The German Jordanian University is probably the only one in Jordan to implement a "sandwich course" because it requires one or two semester of work in an actual work environment, often in Germany. Such dynamic method of education is positively reflected on the German Jordanian University's graduates in obtaining job opportunities. According to the German Jordanian University rector, Dr. Alaa Al-Din Al-Halhouli, the employment rate of the German Jordanian University graduates, in the first year of graduation, is 96%. This announcement came in April 2022, during a ceremony on signing a memorandum of understanding between the German Jordanian University and Huawei, to establish the Huawei Academy of Information Technology.
Fourth: Partnership with the Private Sector
Universities suffer a budget deficit that forces them to take loans, the matter which constrains expenditures for development purposes, as universities can barely secure current expenses, such as salaries and electricity costs.
Many international universities are involved in agreements with research departments in major companies. These agreements provide a source of income for universities, that enable them to develop themselves and improve their students.
Such agreements do not exist in Jordan. The financial relationship of universities with the private sector is limited to donations by some companies. Instead of getting the benefit of such donation for research purposes, that generate income for the university and provide the company with research solutions, these donations are usually directed to construct an auditorium or improving a facility.
Modernizing Accreditation and Quality Assurance Commission for Higher Education Institutions and Guaranteeing their Quality.

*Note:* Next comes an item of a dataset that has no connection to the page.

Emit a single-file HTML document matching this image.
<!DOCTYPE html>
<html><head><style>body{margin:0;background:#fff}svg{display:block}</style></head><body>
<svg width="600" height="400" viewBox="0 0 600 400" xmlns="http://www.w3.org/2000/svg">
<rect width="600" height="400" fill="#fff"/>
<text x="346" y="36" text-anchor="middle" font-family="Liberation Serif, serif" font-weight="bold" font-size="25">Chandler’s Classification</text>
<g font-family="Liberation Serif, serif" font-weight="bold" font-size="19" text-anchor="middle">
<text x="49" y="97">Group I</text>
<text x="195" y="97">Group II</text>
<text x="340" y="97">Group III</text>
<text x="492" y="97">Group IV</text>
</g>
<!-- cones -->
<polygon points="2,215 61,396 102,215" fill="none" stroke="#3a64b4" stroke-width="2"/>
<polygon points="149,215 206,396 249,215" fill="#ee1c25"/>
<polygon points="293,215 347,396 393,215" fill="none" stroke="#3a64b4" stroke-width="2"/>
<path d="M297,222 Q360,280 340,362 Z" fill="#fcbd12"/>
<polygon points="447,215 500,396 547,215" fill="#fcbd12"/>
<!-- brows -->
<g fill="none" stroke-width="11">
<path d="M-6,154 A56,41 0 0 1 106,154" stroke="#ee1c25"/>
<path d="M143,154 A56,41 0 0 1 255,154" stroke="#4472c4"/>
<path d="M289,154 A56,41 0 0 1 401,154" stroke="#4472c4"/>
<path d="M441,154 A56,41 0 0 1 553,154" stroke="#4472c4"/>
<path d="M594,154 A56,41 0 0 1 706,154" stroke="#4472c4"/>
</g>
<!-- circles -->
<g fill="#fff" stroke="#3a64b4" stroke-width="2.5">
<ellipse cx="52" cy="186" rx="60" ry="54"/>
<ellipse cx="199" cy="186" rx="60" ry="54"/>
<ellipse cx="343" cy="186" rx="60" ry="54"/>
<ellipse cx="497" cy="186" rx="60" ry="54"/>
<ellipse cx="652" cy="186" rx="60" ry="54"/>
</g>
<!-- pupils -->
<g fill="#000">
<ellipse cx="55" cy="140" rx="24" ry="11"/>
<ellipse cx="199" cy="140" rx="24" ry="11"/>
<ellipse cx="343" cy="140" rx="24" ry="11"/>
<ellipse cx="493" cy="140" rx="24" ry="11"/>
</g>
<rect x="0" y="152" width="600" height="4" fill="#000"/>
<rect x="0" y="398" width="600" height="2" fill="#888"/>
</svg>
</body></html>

None of the recommendations will be effective unless they are institutionalized through the Accreditation and Quality Assurance Commission institutions, which is competent to grant approval for the creation of departments in universities, and grant a license to build post-secondary education institutions.
The Authority requires unified general requirements that have not been updated. These requirements. It appeared, after reviewing them on the Authority's website that such requirements are rigid and inflexible, and lead to a state of similarity in majors between the different Jordanian universities.

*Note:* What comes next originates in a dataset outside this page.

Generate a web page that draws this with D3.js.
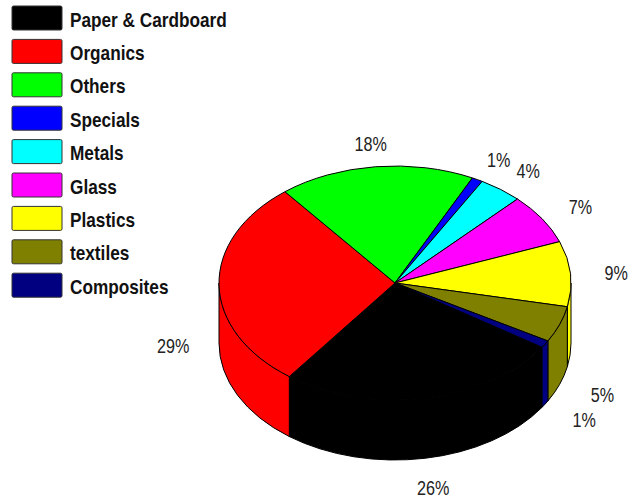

Standardization is certainly important for the purposes of institutional discipline, but when did the last "update" occur on the Authority's work? Arte their standards and requirements compatible with the Fourth Industrial Revolution, and with what the labor market require of skills and tools of understanding?
Any specialized professional evaluation will likely lead to the fact that the respective body, responsible for monitoring the compliance of educational institutions with quality indicators, will needs a "modernization cell" that augments its strength aspects, and draws a road map for the Jordanian universities, similar to the political, economic, and administrative modernization committees.
The axes and objectives of these three authorities missed the allocation of items for the situation in universities, and also ways to update them - with the exception of the special consultations that included universities' rectors, to discuss the organization of students' practice of party work - which calls for the question of how to implement the programs emanating from these authorities, without a supportive academic environment. Modernizing needs a culture that absorbs and applies it, and practical and theoretical skills consistent with the twenty-first century. This modernization is not only limited to stagnant majors, but is also a necessity for all majors and programs in Jordan.